Indonezja widzi szansę na pobudzenie wymiany handlowej z Rosją, która cierpi na niedobór wielu produktów w związku z ostrymi sankcjami, jakie nałożyły na nią Stany Zjednoczone oraz Unia Europejska. Największy wyspiarski kraj świata zaproponował, że wypełni półki w rosyjskich sklepach towarami w zamian za jedenaście odrzutowców Sukhoi Su-35.

- Mamy nadzieję, że barter pod nadzorem rządów obydwu państw zostanie niebawem dokonany. Będzie polegać on na wymianie jedenastu Sukhoi Su-35 z licznymi indonezyjskimi towarami eksportowymi, zaczynając od kawy, herbaty czy oleju palmowym, kończąc na strategicznych produktach obronnych – powiedział indonezyjski minister handlu, Enggartiasto Lukita, cytowany przez agencję Reutersa. Dodał, że liczy na to, iż to porozumienie da początek szerszej współpracy pomiędzy państwami w różnych gałęziach gospodarki.

Odrzutowce należą do firmy Rostec, kontrolowanej przez rosyjski rząd. Spółka podpisała już memorandum, w którym oświadcza, że zapoznała się z warunkami umowy przedstawionej przez indonezyjską firmę państwową PT Perusahaan Perdagangan. Zastrzegła sobie przy tym prawo do samodzielnego wyboru produktów, które zostaną poddane wymianie, oraz ich producentów.

Dżakarta zakupiła już w 2013 roku szesnaście odrzutowców Sukhoi, w czasie, kiedy Unia Europejska i Stany Zjednoczone nałożyły embargo na tamtejsze produkty zbrojeniowe w związku z oskarżeniem o naruszenie praw człowieka przez indonezyjską armię w 1999 roku w Timorze Wschodnim. Sukhoi Su-35 mają zastąpić długo używane już przez indonezyjskie siły powietrzne amerykańskie myśliwce F-5E.

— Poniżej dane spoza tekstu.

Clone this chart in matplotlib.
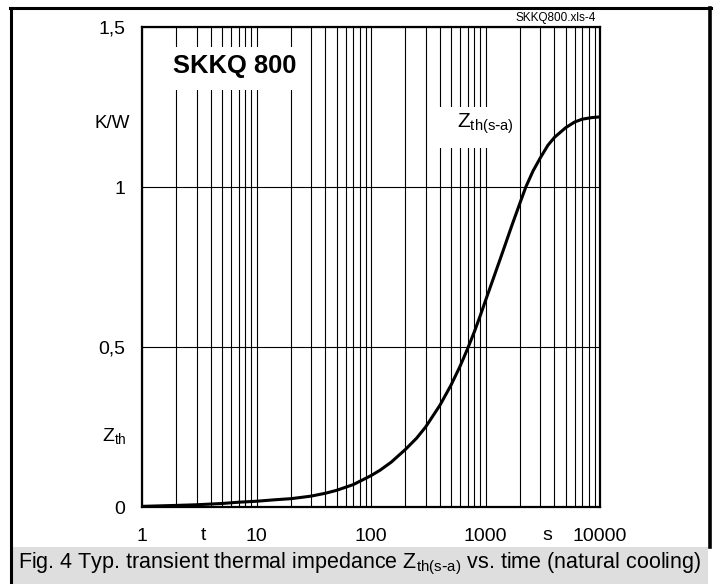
import matplotlib
matplotlib.use("Agg")
import matplotlib.pyplot as plt
from matplotlib.lines import Line2D
from matplotlib.patches import Rectangle
from matplotlib.ticker import FixedLocator, NullFormatter

plt.rcParams['font.family'] = ['Liberation Sans', 'DejaVu Sans']

# curve (t in s, Zth in K/W)
t_s = [1, 2, 3, 5, 7, 10, 15, 20, 30, 40, 50, 70, 100, 120, 150, 200, 250, 300,
       400, 500, 600, 700, 800, 900, 1000, 1200, 1400, 1700, 2000, 2250, 2600,
       3000, 3500, 4000, 5000, 6000, 7000, 8500, 10000]
zth = [0.002, 0.005, 0.007, 0.011, 0.015, 0.018, 0.023, 0.026, 0.034, 0.043, 0.052,
       0.070, 0.098, 0.115, 0.140, 0.180, 0.215, 0.250, 0.318, 0.381, 0.440, 0.496,
       0.548, 0.598, 0.645, 0.725, 0.793, 0.880, 0.950, 1.0, 1.05, 1.09, 1.13,
       1.155, 1.185, 1.203, 1.212, 1.217, 1.219]

x_ticks = [1, 10, 100, 1000, 10000]
x_labels = ['1', '10', '100', '1000', '10000']
y_ticks = [0, 0.5, 1, 1.5]
y_labels = ['0', '0,5', '1', '1,5']

W, H = 717, 584
fig = plt.figure(figsize=(W / 100, H / 100), dpi=100)

def fx(px):
    return px / W

def fy(py):
    return 1 - py / H

ax = fig.add_axes([fx(142), fy(507), fx(600) - fx(142), fy(27) - fy(507)])
ax.set_xscale('log')
ax.set_xlim(1, 10000)
ax.set_ylim(0, 1.5)

minor = [m * 10 ** d for d in range(4) for m in range(2, 10)]
ax.xaxis.set_minor_locator(FixedLocator(minor))
ax.xaxis.set_minor_formatter(NullFormatter())
ax.set_xticks(x_ticks)
ax.set_xticklabels(x_labels)
ax.set_yticks(y_ticks)
ax.set_yticklabels(y_labels)
ax.tick_params(which='both', length=0, labelsize=14)
ax.tick_params(axis='x', pad=15)
ax.tick_params(axis='y', pad=12)

ax.grid(True, which='both', axis='x', color='black', lw=0.8)
ax.grid(True, which='major', axis='y', color='black', lw=0.8)
for s in ax.spines.values():
    s.set_linewidth(1.6)
    s.set_zorder(6)

ax.plot(t_s, zth, color='black', lw=2.2, solid_capstyle='round', zorder=5)

# white boxes behind the labels inside the plot (x, y top, w, h in image pixels)
for bx, by, bw, bh in [(168, 47, 132, 43), (432, 107, 83, 41)]:
    ax.add_patch(Rectangle((fx(bx), fy(by + bh)), bw / W, bh / H, transform=fig.transFigure,
                           fc='white', ec='none', zorder=3))

ax.text(fx(235), fy(66), 'SKKQ 800', transform=fig.transFigure, ha='center', va='center',
        fontsize=18.4, fontweight='bold', zorder=6)
ax.text(fx(457), fy(124), r'Z$_{\mathregular{th(s\text{-}a)}}$', transform=fig.transFigure,
        ha='left', va='center', fontsize=15, zorder=6)

fig.text(fx(130), fy(124), 'K/W', ha='right', va='center', fontsize=13.5)
fig.text(fx(127), fy(437), r'Z$_{\mathregular{th}}$', ha='right', va='center', fontsize=14)
fig.text(fx(203), fy(536), 't', ha='center', va='center', fontsize=14)
fig.text(fx(547), fy(536), 's', ha='center', va='center', fontsize=14)
fig.text(fx(596), fy(18), 'SKKQ800.xls-4', ha='right', va='center', fontsize=8.5)

# frame and caption bar
fig.add_artist(Line2D([fx(10), fx(711)], [fy(7.5), fy(7.5)], color='black', lw=2.2))
fig.add_artist(Line2D([fx(11), fx(11)], [fy(7.5), fy(584)], color='black', lw=2.2))
fig.add_artist(Line2D([fx(710), fx(710)], [fy(7.5), fy(547)], color='black', lw=2.6))
fig.add_artist(Rectangle((fx(13), fy(584)), fx(708) - fx(13), fy(547) - fy(584),
                         transform=fig.transFigure, fc='#dedede', ec='none'))
fig.text(fx(18), fy(564), r'Fig. 4 Typ. transient thermal impedance Z$_{\mathregular{th(s\text{-}a)}}$ vs. time (natural cooling)',
         ha='left', va='center', fontsize=15.5)

fig.savefig('out.png', dpi=100)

Indonezja jest największym producentem oleju palmowego na świecie. Ostatnio jego sprzedaż zmalała przez spadający popyt Europie. Unia Europejska konsekwentnie dąży do ograniczenia tego składnika w produktach spożywczych i zastąpienie go jego zdrowszymi odpowiednikami, na przykład olejem rzepakowym. Cierpią na tym indonezyjskie koncerny, które próbują znaleźć nowych partnerów w różnych częściach świata. Rosja jest dla nich ogromnym i obiecującym rynkiem.